Section 5
New Media and Contemporary Artworks
Codex: folio 307
Hector Rodriguez and Felipe Cucker
Digital prints, made with Python, Context Free Art Processing
Codex: folio 307 consists of two prints inspired by folio 307 in Leonardo's Codex Atlanticus, in the exhibition. As in Leonardo's drawing, the pattern in the first print is created by following a specific set of rules. It is then modified by adding elements that smooth it out and so remove an excess of order. Two rows of drawings show patterns derived from a recursive procedure. In addition to the presence of color, the lower row differs from the upper one in that the underlying rule allows for randomness.

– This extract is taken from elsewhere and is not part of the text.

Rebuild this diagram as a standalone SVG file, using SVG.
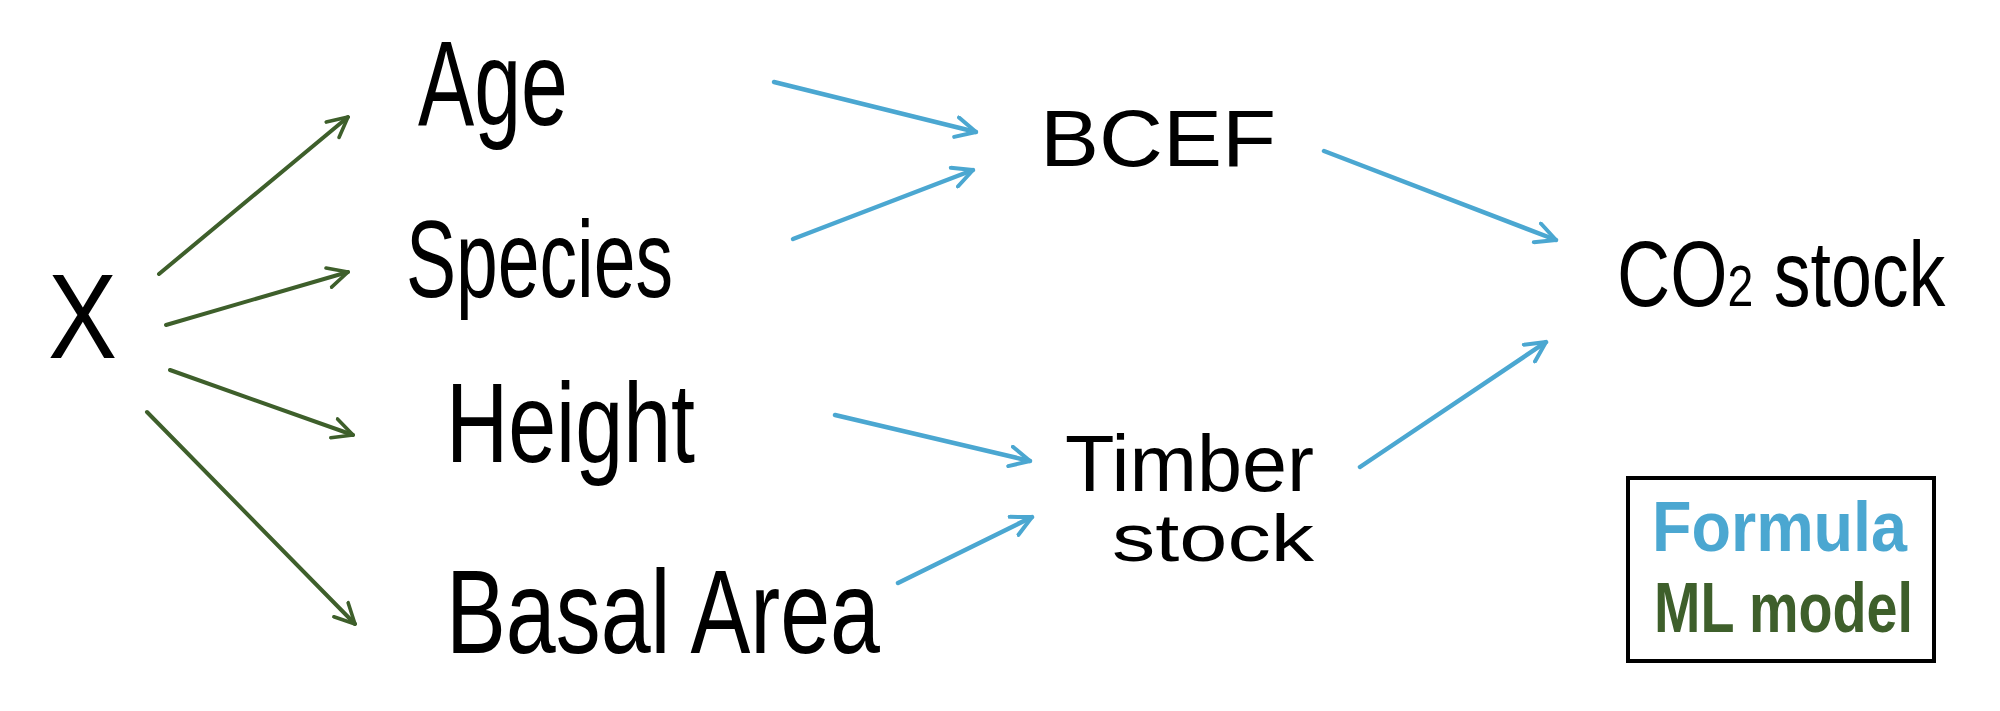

In the second print, the overall pattern in Leonardo's folio 307 is reproduced but with a different motif. This motif is less symmetric than Leonardo's and is further subject to variations derived from a machine learning algorithm known as Variational Autoencoder (VAE) trained on some of the images used in the first print. Both prints are inscribed with numbers representing the Minkowski dimension of some of the visual patterns. This dimension increases, in our figures, with their complexity. Each print represents a different programming paradigm. The first print follows a classical approach. The programmers wrote an explicit set of rules that models a desired visual pattern. In the second print, the programmers chose a machine learning procedure, which automatically generates a probabilistic model of the visual pattern. The contrast between the two prints foregrounds recent changes in the ongoing history of generative art. The print also contains quotations from Leonardo, Sigmund Freud, Paolo Pasquinelli, and Wikipedia, as well as technical information about the procedures employed.